(Required task): From the first line of the data below through the line holding "const offsets = [-0.3, -0.1, 0.1, 0.3];", output each line exactly and leave the pictures out.

(Data segment):
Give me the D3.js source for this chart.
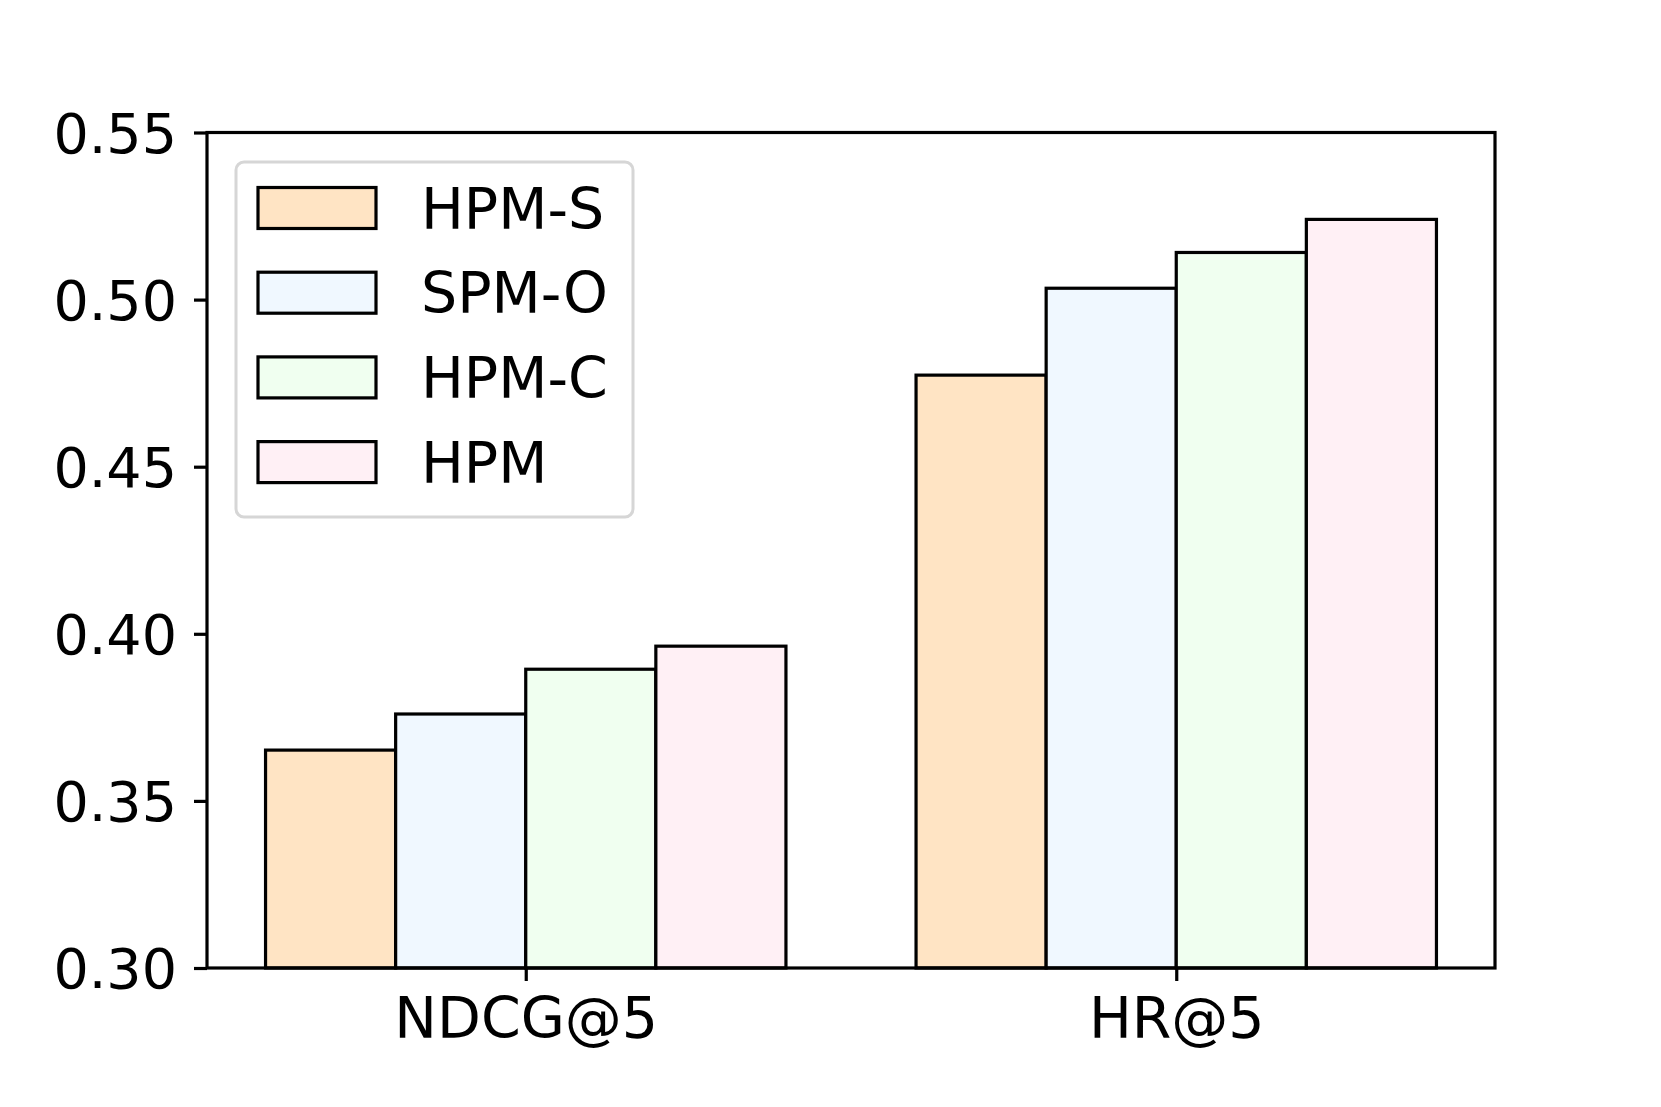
<!DOCTYPE html>
<html>
<head>
<meta charset="utf-8">
<script src="https://cdn.jsdelivr.net/npm/d3@7"></script>
<style>
  html, body { margin: 0; padding: 0; background: #ffffff; }
  svg { display: block; }
  text { font-family: "DejaVu Sans", sans-serif; fill: #000; }
</style>
</head>
<body>
<script>
// ---- data ----
const categories = ["NDCG@5", "HR@5"];
const seriesNames = ["HPM-S", "SPM-O", "HPM-C", "HPM"];
const seriesColors = ["#FFE4C4", "#F0F8FF", "#F0FFF0", "#FFF0F5"];
const valuesHPMS = [0.3652, 0.4774];
const valuesSPMO = [0.3760, 0.5034];
const valuesHPMC = [0.3894, 0.5141];
const valuesHPM  = [0.3963, 0.5240];
const yTicks = [0.30, 0.35, 0.40, 0.45, 0.50, 0.55];

const seriesValues = [valuesHPMS, valuesSPMO, valuesHPMC, valuesHPM];

// ---- layout ----
const W = 1661, H = 1107;
const plot = { left: 207, right: 1495, top: 132.5, bottom: 968 };
const fontSize = 57;
const yFontSize = 55.5;
const lw = 3.2;

const svg = d3.select("body").append("svg")
  .attr("width", W).attr("height", H);

const x = d3.scaleLinear().domain([-0.49, 1.49]).range([plot.left, plot.right]);
const y = d3.scaleLinear().domain([0.30, 0.55]).range([plot.bottom, plot.top]);
const barW = 0.2;
const offsets = [-0.3, -0.1, 0.1, 0.3];

// bars
seriesValues.forEach((vals, si) => {
  svg.append("g").selectAll("rect")
    .data(vals)
    .join("rect")
    .attr("x", (d, i) => x(i + offsets[si] - barW / 2))
    .attr("width", x(barW) - x(0))
    .attr("y", d => y(d))
    .attr("height", d => y(0.30) - y(d))
    .attr("fill", seriesColors[si])
    .attr("stroke", "#000")
    .attr("stroke-width", lw);
});

// axes
const yAxis = d3.axisLeft(y).tickValues(yTicks).tickFormat(d3.format(".2f"))
  .tickSize(13).tickPadding(17);
const gy = svg.append("g").attr("transform", `translate(${plot.left},0)`).call(yAxis);
gy.select(".domain").remove();
gy.selectAll(".tick line").attr("stroke", "#000").attr("stroke-width", lw);
gy.selectAll(".tick text").attr("font-size", yFontSize).attr("font-family", "DejaVu Sans")
  .attr("dy", "0.36em").attr("fill", "#000");

const xAxis = d3.axisBottom(x).tickValues([0, 1]).tickFormat((d) => categories[d])
  .tickSize(13).tickPadding(16);
const gx = svg.append("g").attr("transform", `translate(0,${plot.bottom})`).call(xAxis);
gx.select(".domain").remove();
gx.selectAll(".tick line").attr("stroke", "#000").attr("stroke-width", lw);
gx.selectAll(".tick text").attr("font-size", fontSize).attr("font-family", "DejaVu Sans")
  .attr("dy", "0.72em").attr("fill", "#000");

// spines
svg.append("rect")
  .attr("x", plot.left).attr("y", plot.top)
  .attr("width", plot.right - plot.left).attr("height", plot.bottom - plot.top)
  .attr("fill", "none").attr("stroke", "#000").attr("stroke-width", lw);

// legend
const legend = svg.append("g");
legend.append("rect")
  .attr("x", 236).attr("y", 162).attr("width", 397).attr("height", 355)
  .attr("rx", 8).attr("ry", 8)
  .attr("fill", "#fff").attr("fill-opacity", 0.8)
  .attr("stroke", "#d6d6d6").attr("stroke-width", 3);
const rowY0 = 208, rowStep = 84.7;
seriesNames.forEach((name, i) => {
  const cy = rowY0 + i * rowStep;
  legend.append("rect")
    .attr("x", 258).attr("y", cy - 20.5).attr("width", 118).attr("height", 41)
    .attr("fill", seriesColors[i]).attr("stroke", "#000").attr("stroke-width", lw);
  legend.append("text")
    .attr("x", 421).attr("y", cy).attr("dy", "0.36em")
    .attr("font-size", fontSize).text(name);
});
</script>
</body>
</html>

(Exercise result):
Give me the D3.js source for this chart.
<!DOCTYPE html>
<html>
<head>
<meta charset="utf-8">
<script src="https://cdn.jsdelivr.net/npm/d3@7"></script>
<style>
  html, body { margin: 0; padding: 0; background: #ffffff; }
  svg { display: block; }
  text { font-family: "DejaVu Sans", sans-serif; fill: #000; }
</style>
</head>
<body>
<script>
// ---- data ----
const categories = ["NDCG@5", "HR@5"];
const seriesNames = ["HPM-S", "SPM-O", "HPM-C", "HPM"];
const seriesColors = ["#FFE4C4", "#F0F8FF", "#F0FFF0", "#FFF0F5"];
const valuesHPMS = [0.3652, 0.4774];
const valuesSPMO = [0.3760, 0.5034];
const valuesHPMC = [0.3894, 0.5141];
const valuesHPM  = [0.3963, 0.5240];
const yTicks = [0.30, 0.35, 0.40, 0.45, 0.50, 0.55];

const seriesValues = [valuesHPMS, valuesSPMO, valuesHPMC, valuesHPM];

// ---- layout ----
const W = 1661, H = 1107;
const plot = { left: 207, right: 1495, top: 132.5, bottom: 968 };
const fontSize = 57;
const yFontSize = 55.5;
const lw = 3.2;

const svg = d3.select("body").append("svg")
  .attr("width", W).attr("height", H);

const x = d3.scaleLinear().domain([-0.49, 1.49]).range([plot.left, plot.right]);
const y = d3.scaleLinear().domain([0.30, 0.55]).range([plot.bottom, plot.top]);
const barW = 0.2;
const offsets = [-0.3, -0.1, 0.1, 0.3];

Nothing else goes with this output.